● RAW DATA:

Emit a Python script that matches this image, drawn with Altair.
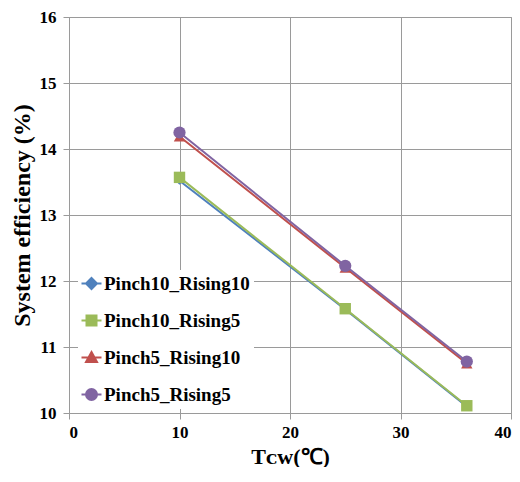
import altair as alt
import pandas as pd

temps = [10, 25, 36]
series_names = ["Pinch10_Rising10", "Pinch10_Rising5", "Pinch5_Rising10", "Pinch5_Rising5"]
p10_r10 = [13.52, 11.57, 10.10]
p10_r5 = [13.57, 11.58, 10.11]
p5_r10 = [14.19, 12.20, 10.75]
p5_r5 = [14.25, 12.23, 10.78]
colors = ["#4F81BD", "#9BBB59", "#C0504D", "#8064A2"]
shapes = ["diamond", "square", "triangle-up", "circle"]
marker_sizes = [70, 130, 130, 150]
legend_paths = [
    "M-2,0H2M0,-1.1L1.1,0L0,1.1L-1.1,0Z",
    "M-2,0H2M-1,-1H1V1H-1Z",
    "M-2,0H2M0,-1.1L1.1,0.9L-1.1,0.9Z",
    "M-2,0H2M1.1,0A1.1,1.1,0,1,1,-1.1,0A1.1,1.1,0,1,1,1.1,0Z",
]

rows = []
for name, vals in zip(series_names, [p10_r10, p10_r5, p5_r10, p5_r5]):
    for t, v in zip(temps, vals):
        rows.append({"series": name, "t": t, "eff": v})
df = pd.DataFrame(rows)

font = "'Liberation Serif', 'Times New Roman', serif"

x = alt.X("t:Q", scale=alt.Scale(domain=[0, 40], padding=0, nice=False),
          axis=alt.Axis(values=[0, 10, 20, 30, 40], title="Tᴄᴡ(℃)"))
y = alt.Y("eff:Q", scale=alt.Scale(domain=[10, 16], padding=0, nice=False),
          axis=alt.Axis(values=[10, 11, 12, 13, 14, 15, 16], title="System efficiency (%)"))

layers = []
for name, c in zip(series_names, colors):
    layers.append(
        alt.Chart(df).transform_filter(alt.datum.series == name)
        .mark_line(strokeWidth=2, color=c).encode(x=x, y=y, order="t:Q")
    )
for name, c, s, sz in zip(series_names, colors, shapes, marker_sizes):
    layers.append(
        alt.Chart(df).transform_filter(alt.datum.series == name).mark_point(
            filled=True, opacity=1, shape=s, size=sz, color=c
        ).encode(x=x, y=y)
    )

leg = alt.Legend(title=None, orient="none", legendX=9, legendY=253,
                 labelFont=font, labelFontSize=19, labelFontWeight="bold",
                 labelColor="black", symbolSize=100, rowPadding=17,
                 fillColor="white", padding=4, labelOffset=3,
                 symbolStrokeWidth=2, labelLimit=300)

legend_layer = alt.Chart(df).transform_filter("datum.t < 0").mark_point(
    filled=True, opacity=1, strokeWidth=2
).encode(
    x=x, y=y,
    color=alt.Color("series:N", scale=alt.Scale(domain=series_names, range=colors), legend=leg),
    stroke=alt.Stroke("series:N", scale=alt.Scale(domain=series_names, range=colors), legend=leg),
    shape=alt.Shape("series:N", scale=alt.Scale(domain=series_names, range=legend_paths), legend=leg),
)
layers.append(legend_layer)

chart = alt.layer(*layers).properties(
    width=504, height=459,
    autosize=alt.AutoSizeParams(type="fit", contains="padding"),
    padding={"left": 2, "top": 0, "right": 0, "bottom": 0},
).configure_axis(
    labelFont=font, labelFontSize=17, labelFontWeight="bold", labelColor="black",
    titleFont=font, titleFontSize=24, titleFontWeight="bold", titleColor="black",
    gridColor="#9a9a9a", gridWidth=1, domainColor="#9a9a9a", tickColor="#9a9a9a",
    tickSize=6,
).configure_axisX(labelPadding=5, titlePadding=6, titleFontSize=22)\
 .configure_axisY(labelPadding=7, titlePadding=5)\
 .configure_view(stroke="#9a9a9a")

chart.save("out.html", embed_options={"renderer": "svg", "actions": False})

● EXERCISE INSTRUCTIONS:
All of the data above should be transcribed verbatim, with pictures omitted.

● ANSWER FOR THIS EXERCISE:
Emit a Python script that matches this image, drawn with Altair.
import altair as alt
import pandas as pd

temps = [10, 25, 36]
series_names = ["Pinch10_Rising10", "Pinch10_Rising5", "Pinch5_Rising10", "Pinch5_Rising5"]
p10_r10 = [13.52, 11.57, 10.10]
p10_r5 = [13.57, 11.58, 10.11]
p5_r10 = [14.19, 12.20, 10.75]
p5_r5 = [14.25, 12.23, 10.78]
colors = ["#4F81BD", "#9BBB59", "#C0504D", "#8064A2"]
shapes = ["diamond", "square", "triangle-up", "circle"]
marker_sizes = [70, 130, 130, 150]
legend_paths = [
    "M-2,0H2M0,-1.1L1.1,0L0,1.1L-1.1,0Z",
    "M-2,0H2M-1,-1H1V1H-1Z",
    "M-2,0H2M0,-1.1L1.1,0.9L-1.1,0.9Z",
    "M-2,0H2M1.1,0A1.1,1.1,0,1,1,-1.1,0A1.1,1.1,0,1,1,1.1,0Z",
]

rows = []
for name, vals in zip(series_names, [p10_r10, p10_r5, p5_r10, p5_r5]):
    for t, v in zip(temps, vals):
        rows.append({"series": name, "t": t, "eff": v})
df = pd.DataFrame(rows)

font = "'Liberation Serif', 'Times New Roman', serif"

x = alt.X("t:Q", scale=alt.Scale(domain=[0, 40], padding=0, nice=False),
          axis=alt.Axis(values=[0, 10, 20, 30, 40], title="Tᴄᴡ(℃)"))
y = alt.Y("eff:Q", scale=alt.Scale(domain=[10, 16], padding=0, nice=False),
          axis=alt.Axis(values=[10, 11, 12, 13, 14, 15, 16], title="System efficiency (%)"))

layers = []
for name, c in zip(series_names, colors):
    layers.append(
        alt.Chart(df).transform_filter(alt.datum.series == name)
        .mark_line(strokeWidth=2, color=c).encode(x=x, y=y, order="t:Q")
    )
for name, c, s, sz in zip(series_names, colors, shapes, marker_sizes):
    layers.append(
        alt.Chart(df).transform_filter(alt.datum.series == name).mark_point(
            filled=True, opacity=1, shape=s, size=sz, color=c
        ).encode(x=x, y=y)
    )

leg = alt.Legend(title=None, orient="none", legendX=9, legendY=253,
                 labelFont=font, labelFontSize=19, labelFontWeight="bold",
                 labelColor="black", symbolSize=100, rowPadding=17,
                 fillColor="white", padding=4, labelOffset=3,
                 symbolStrokeWidth=2, labelLimit=300)

legend_layer = alt.Chart(df).transform_filter("datum.t < 0").mark_point(
    filled=True, opacity=1, strokeWidth=2
).encode(
    x=x, y=y,
    color=alt.Color("series:N", scale=alt.Scale(domain=series_names, range=colors), legend=leg),
    stroke=alt.Stroke("series:N", scale=alt.Scale(domain=series_names, range=colors), legend=leg),
    shape=alt.Shape("series:N", scale=alt.Scale(domain=series_names, range=legend_paths), legend=leg),
)
layers.append(legend_layer)

chart = alt.layer(*layers).properties(
    width=504, height=459,
    autosize=alt.AutoSizeParams(type="fit", contains="padding"),
    padding={"left": 2, "top": 0, "right": 0, "bottom": 0},
).configure_axis(
    labelFont=font, labelFontSize=17, labelFontWeight="bold", labelColor="black",
    titleFont=font, titleFontSize=24, titleFontWeight="bold", titleColor="black",
    gridColor="#9a9a9a", gridWidth=1, domainColor="#9a9a9a", tickColor="#9a9a9a",
    tickSize=6,
).configure_axisX(labelPadding=5, titlePadding=6, titleFontSize=22)\
 .configure_axisY(labelPadding=7, titlePadding=5)\
 .configure_view(stroke="#9a9a9a")

chart.save("out.html", embed_options={"renderer": "svg", "actions": False})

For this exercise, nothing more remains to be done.